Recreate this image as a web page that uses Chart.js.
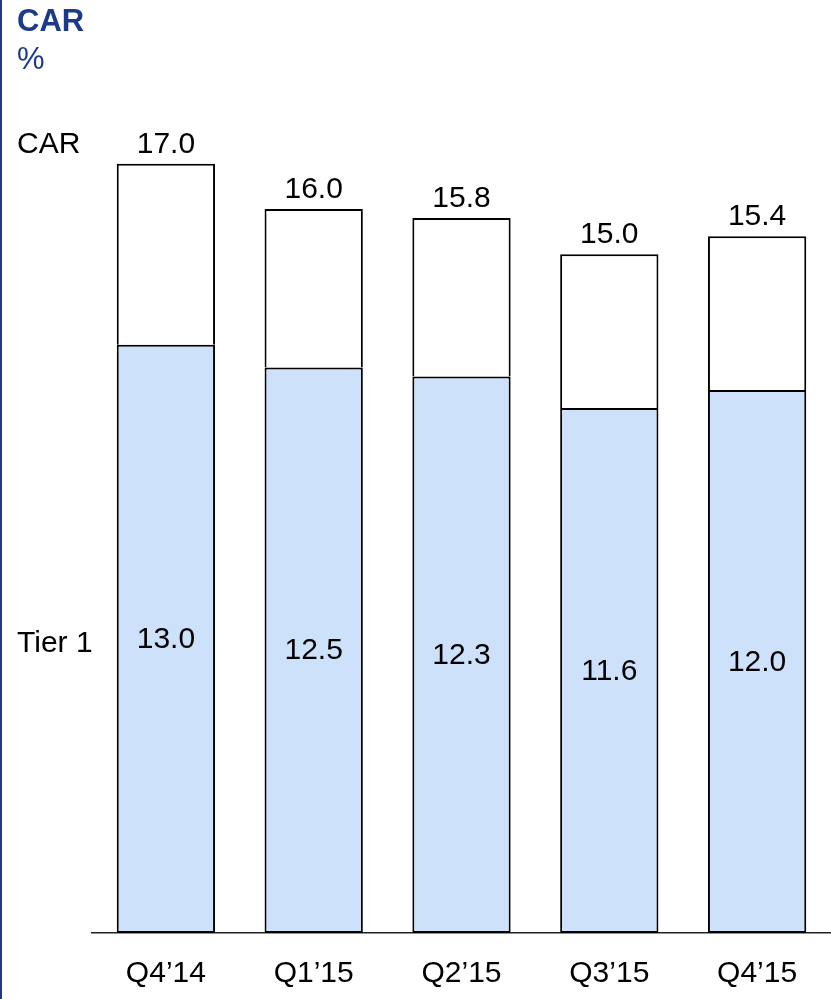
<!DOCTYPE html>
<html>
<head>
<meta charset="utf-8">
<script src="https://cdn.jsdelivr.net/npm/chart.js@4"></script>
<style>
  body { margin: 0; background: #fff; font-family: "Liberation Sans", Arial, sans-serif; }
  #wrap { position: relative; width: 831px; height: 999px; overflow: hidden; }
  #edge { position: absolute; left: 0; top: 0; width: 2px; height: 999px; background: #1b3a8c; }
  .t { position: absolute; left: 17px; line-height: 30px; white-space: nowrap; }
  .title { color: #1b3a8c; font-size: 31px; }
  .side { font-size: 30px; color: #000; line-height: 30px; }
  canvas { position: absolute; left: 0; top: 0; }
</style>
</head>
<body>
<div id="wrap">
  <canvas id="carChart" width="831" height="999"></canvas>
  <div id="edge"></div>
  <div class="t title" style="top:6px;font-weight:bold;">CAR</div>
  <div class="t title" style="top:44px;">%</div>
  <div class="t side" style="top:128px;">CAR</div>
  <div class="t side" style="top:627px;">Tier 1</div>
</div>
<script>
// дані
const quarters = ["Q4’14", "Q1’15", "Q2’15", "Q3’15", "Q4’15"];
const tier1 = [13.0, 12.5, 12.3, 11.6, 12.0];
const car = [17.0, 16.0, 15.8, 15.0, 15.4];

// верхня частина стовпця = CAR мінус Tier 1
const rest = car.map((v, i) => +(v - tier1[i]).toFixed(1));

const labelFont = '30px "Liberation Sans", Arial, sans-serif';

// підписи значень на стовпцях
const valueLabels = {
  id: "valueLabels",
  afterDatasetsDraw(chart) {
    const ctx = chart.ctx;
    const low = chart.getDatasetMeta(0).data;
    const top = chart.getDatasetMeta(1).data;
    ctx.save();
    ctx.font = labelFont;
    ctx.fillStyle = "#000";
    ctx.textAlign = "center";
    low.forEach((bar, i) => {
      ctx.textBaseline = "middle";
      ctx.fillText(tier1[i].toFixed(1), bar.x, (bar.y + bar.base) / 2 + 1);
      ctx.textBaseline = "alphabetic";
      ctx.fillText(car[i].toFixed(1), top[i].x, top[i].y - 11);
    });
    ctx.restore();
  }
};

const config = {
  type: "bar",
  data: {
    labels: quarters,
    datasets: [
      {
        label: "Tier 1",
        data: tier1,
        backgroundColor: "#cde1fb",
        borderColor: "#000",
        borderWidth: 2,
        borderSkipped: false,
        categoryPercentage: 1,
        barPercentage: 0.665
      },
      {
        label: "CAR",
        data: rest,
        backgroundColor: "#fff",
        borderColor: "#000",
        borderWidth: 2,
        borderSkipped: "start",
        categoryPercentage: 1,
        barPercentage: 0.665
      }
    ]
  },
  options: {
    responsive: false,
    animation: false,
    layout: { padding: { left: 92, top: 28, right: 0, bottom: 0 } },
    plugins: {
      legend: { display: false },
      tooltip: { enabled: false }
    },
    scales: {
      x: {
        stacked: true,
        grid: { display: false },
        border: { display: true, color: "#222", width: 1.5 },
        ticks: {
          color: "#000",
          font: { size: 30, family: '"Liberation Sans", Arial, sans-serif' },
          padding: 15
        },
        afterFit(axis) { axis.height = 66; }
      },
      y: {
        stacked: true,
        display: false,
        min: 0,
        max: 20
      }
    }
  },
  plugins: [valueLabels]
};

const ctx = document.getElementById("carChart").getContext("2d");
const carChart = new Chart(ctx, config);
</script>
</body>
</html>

-------------------------

Task goal.
Copy the data exactly. Any picture it contains is to be omitted.

Exercise result.
Recreate this image as a web page that uses Chart.js.
<!DOCTYPE html>
<html>
<head>
<meta charset="utf-8">
<script src="https://cdn.jsdelivr.net/npm/chart.js@4"></script>
<style>
  body { margin: 0; background: #fff; font-family: "Liberation Sans", Arial, sans-serif; }
  #wrap { position: relative; width: 831px; height: 999px; overflow: hidden; }
  #edge { position: absolute; left: 0; top: 0; width: 2px; height: 999px; background: #1b3a8c; }
  .t { position: absolute; left: 17px; line-height: 30px; white-space: nowrap; }
  .title { color: #1b3a8c; font-size: 31px; }
  .side { font-size: 30px; color: #000; line-height: 30px; }
  canvas { position: absolute; left: 0; top: 0; }
</style>
</head>
<body>
<div id="wrap">
  <canvas id="carChart" width="831" height="999"></canvas>
  <div id="edge"></div>
  <div class="t title" style="top:6px;font-weight:bold;">CAR</div>
  <div class="t title" style="top:44px;">%</div>
  <div class="t side" style="top:128px;">CAR</div>
  <div class="t side" style="top:627px;">Tier 1</div>
</div>
<script>
// дані
const quarters = ["Q4’14", "Q1’15", "Q2’15", "Q3’15", "Q4’15"];
const tier1 = [13.0, 12.5, 12.3, 11.6, 12.0];
const car = [17.0, 16.0, 15.8, 15.0, 15.4];

// верхня частина стовпця = CAR мінус Tier 1
const rest = car.map((v, i) => +(v - tier1[i]).toFixed(1));

const labelFont = '30px "Liberation Sans", Arial, sans-serif';

// підписи значень на стовпцях
const valueLabels = {
  id: "valueLabels",
  afterDatasetsDraw(chart) {
    const ctx = chart.ctx;
    const low = chart.getDatasetMeta(0).data;
    const top = chart.getDatasetMeta(1).data;
    ctx.save();
    ctx.font = labelFont;
    ctx.fillStyle = "#000";
    ctx.textAlign = "center";
    low.forEach((bar, i) => {
      ctx.textBaseline = "middle";
      ctx.fillText(tier1[i].toFixed(1), bar.x, (bar.y + bar.base) / 2 + 1);
      ctx.textBaseline = "alphabetic";
      ctx.fillText(car[i].toFixed(1), top[i].x, top[i].y - 11);
    });
    ctx.restore();
  }
};

const config = {
  type: "bar",
  data: {
    labels: quarters,
    datasets: [
      {
        label: "Tier 1",
        data: tier1,
        backgroundColor: "#cde1fb",
        borderColor: "#000",
        borderWidth: 2,
        borderSkipped: false,
        categoryPercentage: 1,
        barPercentage: 0.665
      },
      {
        label: "CAR",
        data: rest,
        backgroundColor: "#fff",
        borderColor: "#000",
        borderWidth: 2,
        borderSkipped: "start",
        categoryPercentage: 1,
        barPercentage: 0.665
      }
    ]
  },
  options: {
    responsive: false,
    animation: false,
    layout: { padding: { left: 92, top: 28, right: 0, bottom: 0 } },
    plugins: {
      legend: { display: false },
      tooltip: { enabled: false }
    },
    scales: {
      x: {
        stacked: true,
        grid: { display: false },
        border: { display: true, color: "#222", width: 1.5 },
        ticks: {
          color: "#000",
          font: { size: 30, family: '"Liberation Sans", Arial, sans-serif' },
          padding: 15
        },
        afterFit(axis) { axis.height = 66; }
      },
      y: {
        stacked: true,
        display: false,
        min: 0,
        max: 20
      }
    }
  },
  plugins: [valueLabels]
};

const ctx = document.getElementById("carChart").getContext("2d");
const carChart = new Chart(ctx, config);
</script>
</body>
</html>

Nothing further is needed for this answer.